João Oliveira spoke to journalists after a visit to the various units of that hospital that is intersected by the IP2 route, whose traffic affects its normal functioning and the conditions of care of users.


“The visit to the Espírito Santo Hospital in Évora confirmed precisely what we have been striving for - the construction of a new central hospital serving the entire Alentejo. Not to replace the nearest hospitals - on the Alentejo coast in Beja, in Portalegre - but to complement the response that is given in the region to prevent the Alentejo from having to be pushed to Lisbon to have access to health care,” he said.


For the communist deputy the future hospital “is, in fact, an absolute necessity”.

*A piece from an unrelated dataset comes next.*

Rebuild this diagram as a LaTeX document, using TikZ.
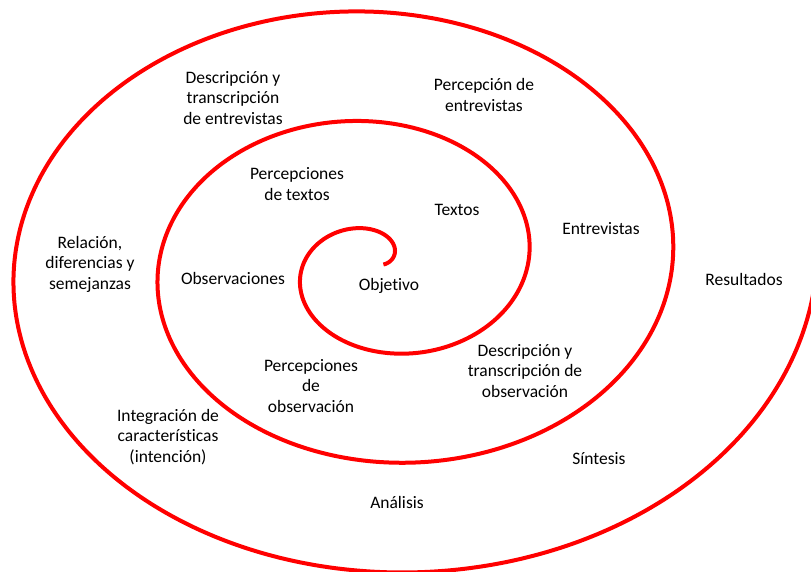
\documentclass[tikz,border=0pt]{standalone}
\usepackage{fontspec}
\setmainfont{Carlito}[Ligatures=NoCommon]

\begin{document}
\begin{tikzpicture}[x=1pt, y=-1pt,
    etiqueta/.style={align=center, inner sep=0pt, font=\fontsize{17.5}{20.5}\selectfont}]
    \useasboundingbox (0, 0) rectangle (811, 571);
    \begin{scope}
      \clip (0, 0) rectangle (811, 571);
      % espiral
      \def\cx{379.4}
      \def\cy{264.5}
      \draw[red, line width=4pt, domain=0:3, smooth, samples=400] plot ({\cx + (4 + 144.5*\x) * cos(360*\x)}, {\cy - (5 + 110*\x) * sin(360*\x)});
    \end{scope}

    \node[etiqueta] (objetivo) at (389, 286) {Objetivo};
    \node[etiqueta] (textos) at (457, 210) {Textos};
    \node[etiqueta] (perctextos) at (297, 184) {Percepciones\\de textos};
    \node[etiqueta] (observaciones) at (233, 278) {Observaciones};
    \node[etiqueta] (percobs) at (311, 386) {Percepciones\\de\\observación};
    \node[etiqueta] (descobs) at (525, 371) {Descripción y\\transcripción de\\observación};
    \node[etiqueta] (entrevistas) at (601, 229) {Entrevistas};
    \node[etiqueta] (percentr) at (484, 95) {Percepción de\\entrevistas};
    \node[etiqueta] (descentr) at (233, 98) {Descripción y\\transcripción\\de entrevistas};
    \node[etiqueta] (relacion) at (90, 264) {Relación,\\diferencias y\\semejanzas};
    \node[etiqueta] (integracion) at (168, 437) {Integración de\\características\\(intención)};
    \node[etiqueta] (analisis) at (397, 502) {Análisis};
    \node[etiqueta] (sintesis) at (599, 459) {Síntesis};
    \node[etiqueta] (resultados) at (744, 279) {Resultados};
  \end{tikzpicture}
\end{document}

“We will continue to work so that once the tendering process has been completed, the work will be awarded and the hospital will be able to start work by 2020, because this is truly the guarantee that the process becomes irreversible so that in 2023 we can have the new hospital,” he stressed.


The Espírito Santo Hospital had planned for 2018 16,450 surgeries and about 189,000 consultations. The three buildings that make up this Alentejo central hospital have a total of 314 beds and benefited from a total of €9.5 million worth of investment between 2016 and 2019.


João Oliveira also stressed the need to “find conditions to keep professionals in the Alentejo to provide health care to populations”, through “incentive measures, improvement of working conditions and to prevent the National Health Service from continuing to be bled from professionals for the disease business that is proliferating everywhere, especially in the interior regions.”


The parliamentary leader of the PCP referred to doctors, but also to nurses and senior technicians and diagnostics.